Last week, independent efforts were initiated in the U.S. Senate and the Knesset to address ongoing PA sponsorship of terror activity. These efforts were in partial response to the rash of deadly Palestinian terror attacks that have left 14 Israelis dead since the beginning of the year, including the recent killing of American Israeli citizen Elan Ganeles.

In the U.S., Sen. Tom Cotton (R-Ark.) announced his intention to reintroduce the Taylor Force Martyr Payment Prevention Act that targets foreign banks that are used as part of the PA process for pay-to-slay “martyr payments” by restricting banks that facilitate such payments or provide services to Hamas from doing business in the U.S. or with U.S. dollars. And in Israel, MK Yitzhak Pindrus of the United Torah Judaism Party offered legislation to enable terror victims to sue the PA for injuries and losses resulting from terror attacks and to collect any judgment amounts directly from the tax money frozen by Israel under its 2018 Taylor Force Act-inspired law. Under the current law, the tax funds are held by Israel and not available for any purpose.

The Cotton bill (and a companion House bill by Rep. Doug Lamborn [R-Colo.]) was first introduced in 2017 but was not brought for a vote in either the House or the Senate. The fate of Cotton’s new effort is uncertain. The Pindrus bill, however, is reported to have significant Knesset support from both coalition and opposition lawmakers.

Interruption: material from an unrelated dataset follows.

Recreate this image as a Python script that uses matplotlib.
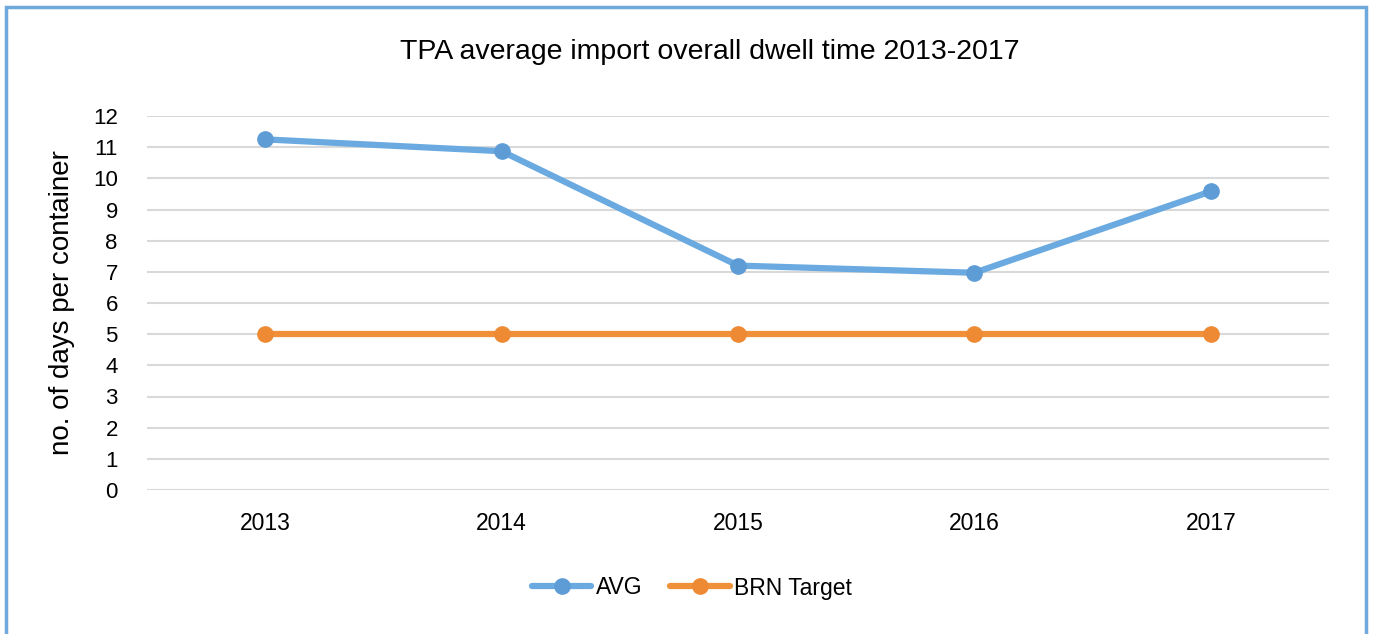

We applaud the Pindrus bill and its objective of expanding meaningful financial recovery opportunities for terror victims, and we encourage strong consideration of the Cotton bill. We support efforts to bring ever-increasing pressure on the PA and its leadership to abandon the incendiary pay-for-slay martyr program. If the PA genuinely wants peace it needs to do everything in its power to stop terror activity rather than reward it.